La Troïka a tué Brahmi deux fois ; la première fois en étant complice des assassins et la seconde en se disculpant de sa responsabilité par le mensonge. Je crois que la complicité est évidente, si jamais la version des faits fournie par le ministre de l’Intérieur était crédible. Car qui sont ces salafistes sinon une création d’Ennahdha ? Complice par négligence, la Troïka a sous-estimé leur danger (sous prétexte qu’ils ne considèrent plus la Tunisie comme une terre de djihad !). Il est curieux que le jour même où le ministre de l’Intérieur devait livrer l’identité des assassins, Ghannouchi, aveuglé par le ressentiment, anticipe au petit matin sur la conférence de presse en criant au complot ourdi par les suppôts de l’ancien régime et les sionistes. Passant probablement par ses «enfants», les salafistes ! Dire que’Ennahdha n’a pas intérêt à l’assassinat, c’est oublier qu’elle est un parti irrationnel. Et je suis aimable. Car quel parti au pouvoir a-t-il intérêt à affaiblir son autorité en confiant à des milices parallèles le service public de la sûreté et de la police ? Ou livrer le pays à des hordes salafistes ? Ou sponsoriser l’attaque sans raison de l’ambassade des États-Unis d’Amérique ?
Brahmi a été tué une seconde fois par le mensonge. On s’attendait à ce que la Troïka demandât pardon. Mais non ! Se répandant dans les médias, les «troïkistes» veulent persuader qui veut bien les croire, qu’il ne reste plus que six petits mois pour tout boucler, terminer la Constitution, élire la Haute instance électorale, préparer un Code électoral et tenir des élections. C’est tout simplement impossible. C’est cela le mensonge. Un ou deux exemples. À la dernière réunion du comité de conciliation censé sérier les divergences constitutionnelles en vue d’un consensus, Ennahdha, à la surprise générale, remet en discussion la charia et l’institutionnalisation du comité islamique supérieur. Il faudra donc du temps pour arbitrer, voter la Constitution article par article, puis passer à deux lectures séparées d’un mois à la majorité qualifiée. Et pourquoi une nouvelle Instance électorale supérieure (du reste bloquée) ? Alors qu’il aurait suffi de conserver l’ancien comité de Kamel Jendoubi et lui donner plus de moyens. La démission de nombreux députés démocrates confirme que même les principaux concernés ne voient plus l’utilité de siéger dans une Assemblée nationale constituante impotente. Brahmi a servi de révélateur : la Troïka ment délibérément.

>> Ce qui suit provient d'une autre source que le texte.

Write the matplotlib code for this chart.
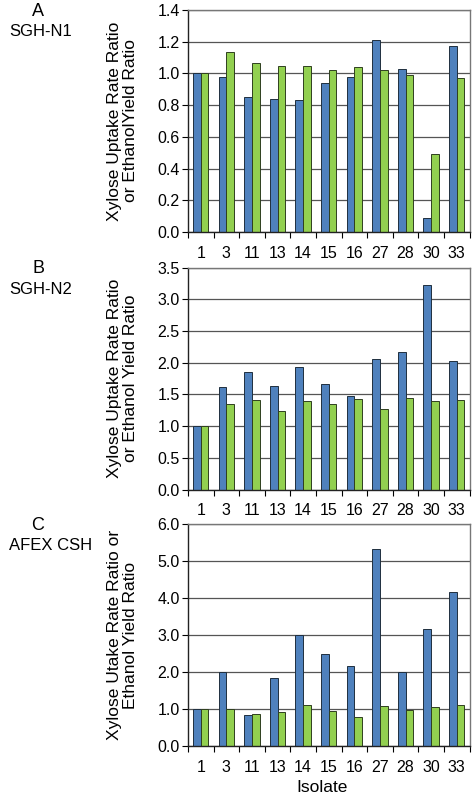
import numpy as np
import matplotlib.pyplot as plt
from matplotlib.ticker import FixedLocator

plt.rcParams['font.family'] = ['Liberation Sans', 'DejaVu Sans']

isolates = ['1', '3', '11', '13', '14', '15', '16', '27', '28', '30', '33']

# panel A - SGH-N1
xyl_a = [1.00, 0.975, 0.85, 0.84, 0.83, 0.94, 0.975, 1.21, 1.03, 0.09, 1.17]
eth_a = [1.00, 1.135, 1.065, 1.045, 1.05, 1.02, 1.04, 1.02, 0.99, 0.49, 0.97]
# panel B - SGH-N2
xyl_b = [1.00, 1.61, 1.85, 1.625, 1.925, 1.665, 1.47, 2.06, 2.165, 3.22, 2.025]
eth_b = [1.00, 1.345, 1.415, 1.245, 1.40, 1.345, 1.43, 1.27, 1.445, 1.40, 1.415]
# panel C - AFEX CSH
xyl_c = [1.00, 2.00, 0.85, 1.84, 3.00, 2.50, 2.17, 5.33, 2.00, 3.17, 4.17]
eth_c = [1.00, 1.01, 0.87, 0.92, 1.11, 0.94, 0.79, 1.09, 0.97, 1.06, 1.11]

panels = [
    ('A', 'SGH-N1', xyl_a, eth_a, 1.4, 0.2,
     'Xylose Uptake Rate Ratio\nor EthanolYield Ratio'),
    ('B', 'SGH-N2', xyl_b, eth_b, 3.5, 0.5,
     'Xylose Uptake Rate Ratio\nor Ethanol Yield Ratio'),
    ('C', 'AFEX CSH', xyl_c, eth_c, 6.0, 1.0,
     'Xylose Utake Rate Ratio or\nEthanol Yield Ratio'),
]

blue = '#4f81bd'
green = '#92d050'

fig = plt.figure(figsize=(4.72, 7.95), dpi=100)
tops = [10, 267.5, 524]
H = 795.0
ax_h = 222 / H
x = np.arange(len(isolates))
w = 0.3

for (letter, name, xyl, eth, ymax, step, ylab), top in zip(panels, tops):
    ax = fig.add_axes([188 / 472, 1 - top / H - ax_h, 281.5 / 472, ax_h])
    ax.set_axisbelow(True)
    ax.bar(x - w / 2, xyl, w, color=blue, edgecolor='#1f2f3f', linewidth=0.7)
    ax.bar(x + w / 2, eth, w, color=green, edgecolor='#2f3f1f', linewidth=0.7)
    ax.set_xlim(-0.5, len(isolates) - 0.5)
    ax.set_ylim(0, ymax)
    ticks = np.arange(0, ymax + step / 2, step)
    ax.set_yticks(ticks)
    ax.set_yticklabels([f'{v:.1f}' for v in ticks])
    ax.yaxis.grid(True, color='#555555', linewidth=0.9)
    ax.set_xticks(x)
    ax.set_xticklabels(isolates)
    ax.xaxis.set_minor_locator(FixedLocator(np.arange(-0.5, len(isolates), 1.0)))
    ax.tick_params(axis='x', which='major', length=0, pad=10, labelsize=11.5)
    ax.tick_params(axis='x', which='minor', length=4, width=0.8, direction='out')
    ax.tick_params(axis='y', length=4, width=0.8, direction='out', labelsize=11.5, pad=2)
    for s in ['top', 'right']:
        ax.spines[s].set_color('#777777')
        ax.spines[s].set_linewidth(1.0)
    for s in ['left', 'bottom']:
        ax.spines[s].set_color('#222222')
        ax.spines[s].set_linewidth(1.0)
    ax.set_ylabel(ylab, fontsize=12.5, linespacing=1.1, labelpad=14)
    fig.text(38 / 472, 1 - (top + 1) / H, letter, fontsize=13, ha='center', va='center')
    fig.text(9 / 472, 1 - (top + 22) / H, name, fontsize=12, ha='left', va='center')

fig.text(322 / 472, 1 - 787 / H, 'Isolate', fontsize=12.5, ha='center', va='center')

fig.savefig('out.png', dpi=100)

La Troïka est une coalition «islamo-laïque» pour les observateurs occidentaux bien disposés, mais fort naïfs. En fait, elle n’est qu’un paravent. Le pouvoir est détenu par Ennahdha. Elle se comporte comme un gang. Elle infiltre les institutions, double les structures officielles, distribue les prébendes et elle mine l’État. Prête à tout, elle se prépare au pire. C’est ce que disent les parents des victimes, les manifestants et c’est ce que pense l’opinion publique. On n’y peut rien. Ennahdha a tout fait pour ternir une image déjà peu reluisante. Elle a lâché de vulgaires voyous en costume trois-pièces officier dans les médias en son nom, de mauvais garçons tabasser les démocrates au nom de la Révolution et des troupes salafistes excitées parler au nom de Dieu. Autiste, elle a été indifférente aux suppliques de l’opposition, aux attentes des gens et aux plaintes des victimes. Ennahdha est peuplée d’aventuriers qui n’ont qu’un but : s’éterniser au pouvoir. Et de dogmatiques qui ne rêvent que d’une chose : en découdre avec l’engeance laïque. C’est pour cette raison qu’il faut sauver le pays d’Ennahdha et Ennahdha d’elle-même en donnant la chance à ses «colombes» de se faire des ailes. C’est à ce prix que le processus démocratique aura des chances de reprendre sur de nouvelles bases et que la Tunisie de réussira son examen de passage.